Collected data entries:
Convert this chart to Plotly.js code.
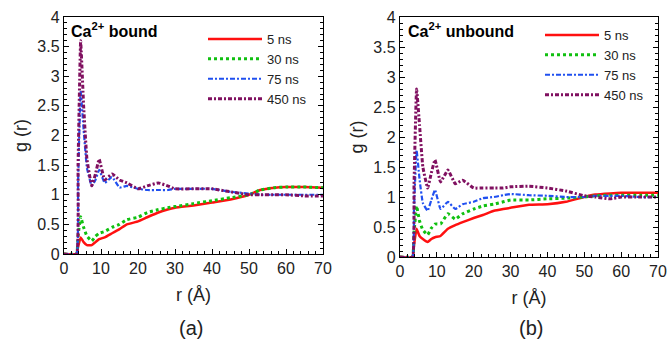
<!DOCTYPE html>
<html>
<head>
<meta charset="utf-8">
<script src="https://cdn.plot.ly/plotly-3.0.1.min.js"></script>
<style>html,body{margin:0;padding:0;background:#fff;}#chart{width:670px;height:342px;}</style>
</head>
<body>
<div id="chart"></div>
<script>
// shared radial distance grid (Å)
const r = [0, 3.4, 3.8, 4.5, 5.3, 6.2, 7.5, 8.5, 9.5, 11, 13, 15, 17, 20, 22.5, 25.5, 28, 30, 35, 40, 45, 50, 53, 57, 60, 65, 70];

// (a) Ca2+ bound
const boundG5   = [0,0,0.12,0.28,0.20,0.15,0.15,0.20,0.25,0.28,0.35,0.42,0.50,0.55,0.62,0.70,0.75,0.78,0.82,0.87,0.92,1.00,1.08,1.12,1.13,1.13,1.12];
const boundG30  = [0,0,0.30,0.63,0.45,0.30,0.22,0.30,0.35,0.38,0.45,0.50,0.58,0.62,0.70,0.75,0.78,0.80,0.85,0.90,0.95,1.00,1.08,1.12,1.13,1.13,1.12];
const boundG75  = [0,0,1.20,2.75,2.10,1.45,1.15,1.25,1.42,1.20,1.30,1.12,1.15,1.10,1.08,1.08,1.08,1.10,1.10,1.10,1.05,1.02,1.00,1.00,1.00,1.00,1.00];
const boundG450 = [0,0,1.50,3.60,2.50,1.60,1.15,1.35,1.60,1.25,1.35,1.25,1.20,1.10,1.15,1.20,1.15,1.10,1.10,1.10,1.05,1.00,1.00,1.00,1.00,0.98,0.98];

// (b) Ca2+ unbound
const unboundG5   = [0,0,0.20,0.47,0.35,0.30,0.25,0.30,0.33,0.35,0.47,0.53,0.58,0.65,0.70,0.77,0.80,0.82,0.87,0.88,0.92,1.00,1.04,1.06,1.07,1.07,1.07];
const unboundG30  = [0,0,0.40,0.85,0.60,0.45,0.37,0.48,0.55,0.55,0.72,0.63,0.72,0.80,0.85,0.88,0.92,0.95,0.95,0.97,0.98,1.00,1.02,1.03,1.03,1.03,1.03];
const unboundG75  = [0,0,0.80,1.78,1.30,0.90,0.77,0.95,1.12,0.80,0.92,0.80,0.88,0.92,0.98,1.00,1.03,1.05,1.03,1.02,1.00,1.00,1.02,1.02,1.02,1.00,1.00];
const unboundG450 = [0,0,1.20,2.80,2.20,1.50,1.15,1.40,1.62,1.25,1.45,1.22,1.28,1.15,1.15,1.15,1.15,1.17,1.18,1.15,1.10,1.02,1.00,0.97,1.00,1.00,1.00];

const seriesNames = ['5 ns', '30 ns', '75 ns', '450 ns'];
const panelTitles = ['Ca<sup>2+</sup> bound', 'Ca<sup>2+</sup> unbound'];
const panelLabels = ['(a)', '(b)'];
const yTickVals = [0, 0.5, 1, 1.5, 2, 2.5, 3, 3.5, 4];
const yTickText = ['0', '0.5', '1', '1.5', '2', '2.5', '3', '3.5', '4'];
const xTickVals = [0, 10, 20, 30, 40, 50, 60, 70];

const styles = [
  {color: '#ff1010', width: 2.5, dash: 'solid'},
  {color: '#10c010', width: 3, dash: '3px,3px'},
  {color: '#2050f0', width: 2.2, dash: '5px,2px,2px,2px'},
  {color: '#801060', width: 3, dash: '4px,2px,2px,2px'}
];

const FONT = 'Arial, "Liberation Sans", sans-serif';
const panels = [
  {data: [boundG5, boundG30, boundG75, boundG450], xa: 'x', ya: 'y', legend: 'legend'},
  {data: [unboundG5, unboundG30, unboundG75, unboundG450], xa: 'x2', ya: 'y2', legend: 'legend2'}
];

const traces = [];
panels.forEach(p => {
  p.data.forEach((g, i) => {
    traces.push({
      x: r, y: g, xaxis: p.xa, yaxis: p.ya, legend: p.legend,
      type: 'scatter', mode: 'lines', name: seriesNames[i],
      line: {color: styles[i].color, width: styles[i].width, dash: styles[i].dash, shape: 'spline', smoothing: 0.3}
    });
  });
});

function xAxis(domain, anchor) {
  return {
    domain: domain, anchor: anchor, range: [0, 70], tickvals: xTickVals,
    showgrid: false, zeroline: false, showline: true, linecolor: '#000', linewidth: 1.2, mirror: true,
    ticks: 'inside', ticklen: 5, tickcolor: '#000', tickwidth: 1,
    minor: {dtick: 2, ticks: 'inside', ticklen: 3, tickcolor: '#000', showgrid: false},
    tickfont: {family: FONT, size: 16, color: '#222'}, ticklabeloverflow: 'allow',
    title: {text: 'r (Å)', font: {family: FONT, size: 18, color: '#222'}, standoff: 12}
  };
}
function yAxis(domain, anchor) {
  return {
    domain: domain, anchor: anchor, range: [0, 4], tickvals: yTickVals, ticktext: yTickText,
    showgrid: false, zeroline: false, showline: true, linecolor: '#000', linewidth: 1.2, mirror: 'ticks',
    ticks: 'inside', ticklen: 5, tickcolor: '#000', tickwidth: 1,
    minor: {dtick: 0.1, ticks: 'inside', ticklen: 3, tickcolor: '#000', showgrid: false},
    tickfont: {family: FONT, size: 16, color: '#222'},
    title: {text: 'g (r)', font: {family: FONT, size: 18, color: '#222'}, standoff: 5}
  };
}

const legendBase = {
  orientation: 'v', bgcolor: 'rgba(0,0,0,0)', borderwidth: 0,
  font: {family: FONT, size: 13, color: '#222'}, itemwidth: 54, tracegroupgap: 0,
  xanchor: 'left', yanchor: 'top'
};

const layout = {
  width: 670, height: 342,
  margin: {l: 0, r: 0, t: 0, b: 0},
  paper_bgcolor: '#fff', plot_bgcolor: '#fff',
  showlegend: true,
  xaxis: xAxis([64/670, 323/670], 'y'),
  yaxis: yAxis([88/342, 325/342], 'x'),
  xaxis2: xAxis([400/670, 658/670], 'y2'),
  yaxis2: yAxis([85/342, 325/342], 'x2'),
  legend: Object.assign({}, legendBase, {x: 203/670, y: 1 - 24/342}),
  legend2: Object.assign({}, legendBase, {x: 540/670, y: 1 - 20/342}),
  annotations: [
    {text: panelTitles[0], xref: 'paper', yref: 'paper', x: 69/670, y: 1 - 30/342, xanchor: 'left', yanchor: 'middle', showarrow: false,
     font: {family: FONT, size: 16, color: '#000', weight: 'bold'}},
    {text: panelTitles[1], xref: 'paper', yref: 'paper', x: 406/670, y: 1 - 30/342, xanchor: 'left', yanchor: 'middle', showarrow: false,
     font: {family: FONT, size: 16, color: '#000', weight: 'bold'}},
    {text: panelLabels[0], xref: 'paper', yref: 'paper', x: 191/670, y: 1 - 328/342, xanchor: 'center', yanchor: 'middle', showarrow: false,
     font: {family: FONT, size: 20, color: '#222'}},
    {text: panelLabels[1], xref: 'paper', yref: 'paper', x: 531/670, y: 1 - 328/342, xanchor: 'center', yanchor: 'middle', showarrow: false,
     font: {family: FONT, size: 20, color: '#222'}}
  ]
};

Plotly.newPlot('chart', traces, layout, {staticPlot: true, displayModeBar: false});
</script>
</body>
</html>
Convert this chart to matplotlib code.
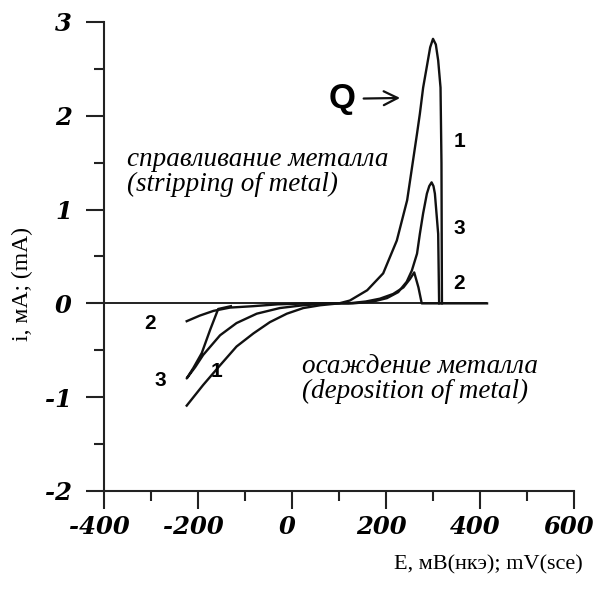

■ What is expected ■
Print the full listing exactly, dropping the pictures.

■ Written solution ■
Convert this chart to Plotly.js code.
<!DOCTYPE html>
<html>
<head>
<meta charset="utf-8">
<script src="https://cdn.plot.ly/plotly-3.0.1.min.js"></script>
<style>html,body{margin:0;padding:0;background:#fff;}#chart{width:670px;height:342px;}</style>
</head>
<body>
<div id="chart"></div>
<script>
// shared radial distance grid (Å)
const r = [0, 3.4, 3.8, 4.5, 5.3, 6.2, 7.5, 8.5, 9.5, 11, 13, 15, 17, 20, 22.5, 25.5, 28, 30, 35, 40, 45, 50, 53, 57, 60, 65, 70];

// (a) Ca2+ bound
const boundG5   = [0,0,0.12,0.28,0.20,0.15,0.15,0.20,0.25,0.28,0.35,0.42,0.50,0.55,0.62,0.70,0.75,0.78,0.82,0.87,0.92,1.00,1.08,1.12,1.13,1.13,1.12];
const boundG30  = [0,0,0.30,0.63,0.45,0.30,0.22,0.30,0.35,0.38,0.45,0.50,0.58,0.62,0.70,0.75,0.78,0.80,0.85,0.90,0.95,1.00,1.08,1.12,1.13,1.13,1.12];
const boundG75  = [0,0,1.20,2.75,2.10,1.45,1.15,1.25,1.42,1.20,1.30,1.12,1.15,1.10,1.08,1.08,1.08,1.10,1.10,1.10,1.05,1.02,1.00,1.00,1.00,1.00,1.00];
const boundG450 = [0,0,1.50,3.60,2.50,1.60,1.15,1.35,1.60,1.25,1.35,1.25,1.20,1.10,1.15,1.20,1.15,1.10,1.10,1.10,1.05,1.00,1.00,1.00,1.00,0.98,0.98];

// (b) Ca2+ unbound
const unboundG5   = [0,0,0.20,0.47,0.35,0.30,0.25,0.30,0.33,0.35,0.47,0.53,0.58,0.65,0.70,0.77,0.80,0.82,0.87,0.88,0.92,1.00,1.04,1.06,1.07,1.07,1.07];
const unboundG30  = [0,0,0.40,0.85,0.60,0.45,0.37,0.48,0.55,0.55,0.72,0.63,0.72,0.80,0.85,0.88,0.92,0.95,0.95,0.97,0.98,1.00,1.02,1.03,1.03,1.03,1.03];
const unboundG75  = [0,0,0.80,1.78,1.30,0.90,0.77,0.95,1.12,0.80,0.92,0.80,0.88,0.92,0.98,1.00,1.03,1.05,1.03,1.02,1.00,1.00,1.02,1.02,1.02,1.00,1.00];
const unboundG450 = [0,0,1.20,2.80,2.20,1.50,1.15,1.40,1.62,1.25,1.45,1.22,1.28,1.15,1.15,1.15,1.15,1.17,1.18,1.15,1.10,1.02,1.00,0.97,1.00,1.00,1.00];

const seriesNames = ['5 ns', '30 ns', '75 ns', '450 ns'];
const panelTitles = ['Ca<sup>2+</sup> bound', 'Ca<sup>2+</sup> unbound'];
const panelLabels = ['(a)', '(b)'];
const yTickVals = [0, 0.5, 1, 1.5, 2, 2.5, 3, 3.5, 4];
const yTickText = ['0', '0.5', '1', '1.5', '2', '2.5', '3', '3.5', '4'];
const xTickVals = [0, 10, 20, 30, 40, 50, 60, 70];

const styles = [
  {color: '#ff1010', width: 2.5, dash: 'solid'},
  {color: '#10c010', width: 3, dash: '3px,3px'},
  {color: '#2050f0', width: 2.2, dash: '5px,2px,2px,2px'},
  {color: '#801060', width: 3, dash: '4px,2px,2px,2px'}
];

const FONT = 'Arial, "Liberation Sans", sans-serif';
const panels = [
  {data: [boundG5, boundG30, boundG75, boundG450], xa: 'x', ya: 'y', legend: 'legend'},
  {data: [unboundG5, unboundG30, unboundG75, unboundG450], xa: 'x2', ya: 'y2', legend: 'legend2'}
];

const traces = [];
panels.forEach(p => {
  p.data.forEach((g, i) => {
    traces.push({
      x: r, y: g, xaxis: p.xa, yaxis: p.ya, legend: p.legend,
      type: 'scatter', mode: 'lines', name: seriesNames[i],
      line: {color: styles[i].color, width: styles[i].width, dash: styles[i].dash, shape: 'spline', smoothing: 0.3}
    });
  });
});

function xAxis(domain, anchor) {
  return {
    domain: domain, anchor: anchor, range: [0, 70], tickvals: xTickVals,
    showgrid: false, zeroline: false, showline: true, linecolor: '#000', linewidth: 1.2, mirror: true,
    ticks: 'inside', ticklen: 5, tickcolor: '#000', tickwidth: 1,
    minor: {dtick: 2, ticks: 'inside', ticklen: 3, tickcolor: '#000', showgrid: false},
    tickfont: {family: FONT, size: 16, color: '#222'}, ticklabeloverflow: 'allow',
    title: {text: 'r (Å)', font: {family: FONT, size: 18, color: '#222'}, standoff: 12}
  };
}
function yAxis(domain, anchor) {
  return {
    domain: domain, anchor: anchor, range: [0, 4], tickvals: yTickVals, ticktext: yTickText,
    showgrid: false, zeroline: false, showline: true, linecolor: '#000', linewidth: 1.2, mirror: 'ticks',
    ticks: 'inside', ticklen: 5, tickcolor: '#000', tickwidth: 1,
    minor: {dtick: 0.1, ticks: 'inside', ticklen: 3, tickcolor: '#000', showgrid: false},
    tickfont: {family: FONT, size: 16, color: '#222'},
    title: {text: 'g (r)', font: {family: FONT, size: 18, color: '#222'}, standoff: 5}
  };
}

const legendBase = {
  orientation: 'v', bgcolor: 'rgba(0,0,0,0)', borderwidth: 0,
  font: {family: FONT, size: 13, color: '#222'}, itemwidth: 54, tracegroupgap: 0,
  xanchor: 'left', yanchor: 'top'
};

const layout = {
  width: 670, height: 342,
  margin: {l: 0, r: 0, t: 0, b: 0},
  paper_bgcolor: '#fff', plot_bgcolor: '#fff',
  showlegend: true,
  xaxis: xAxis([64/670, 323/670], 'y'),
  yaxis: yAxis([88/342, 325/342], 'x'),
  xaxis2: xAxis([400/670, 658/670], 'y2'),
  yaxis2: yAxis([85/342, 325/342], 'x2'),
  legend: Object.assign({}, legendBase, {x: 203/670, y: 1 - 24/342}),
  legend2: Object.assign({}, legendBase, {x: 540/670, y: 1 - 20/342}),
  annotations: [
    {text: panelTitles[0], xref: 'paper', yref: 'paper', x: 69/670, y: 1 - 30/342, xanchor: 'left', yanchor: 'middle', showarrow: false,
     font: {family: FONT, size: 16, color: '#000', weight: 'bold'}},
    {text: panelTitles[1], xref: 'paper', yref: 'paper', x: 406/670, y: 1 - 30/342, xanchor: 'left', yanchor: 'middle', showarrow: false,
     font: {family: FONT, size: 16, color: '#000', weight: 'bold'}},
    {text: panelLabels[0], xref: 'paper', yref: 'paper', x: 191/670, y: 1 - 328/342, xanchor: 'center', yanchor: 'middle', showarrow: false,
     font: {family: FONT, size: 20, color: '#222'}},
    {text: panelLabels[1], xref: 'paper', yref: 'paper', x: 531/670, y: 1 - 328/342, xanchor: 'center', yanchor: 'middle', showarrow: false,
     font: {family: FONT, size: 20, color: '#222'}}
  ]
};

Plotly.newPlot('chart', traces, layout, {staticPlot: true, displayModeBar: false});
</script>
</body>
</html>
Convert this chart to matplotlib code.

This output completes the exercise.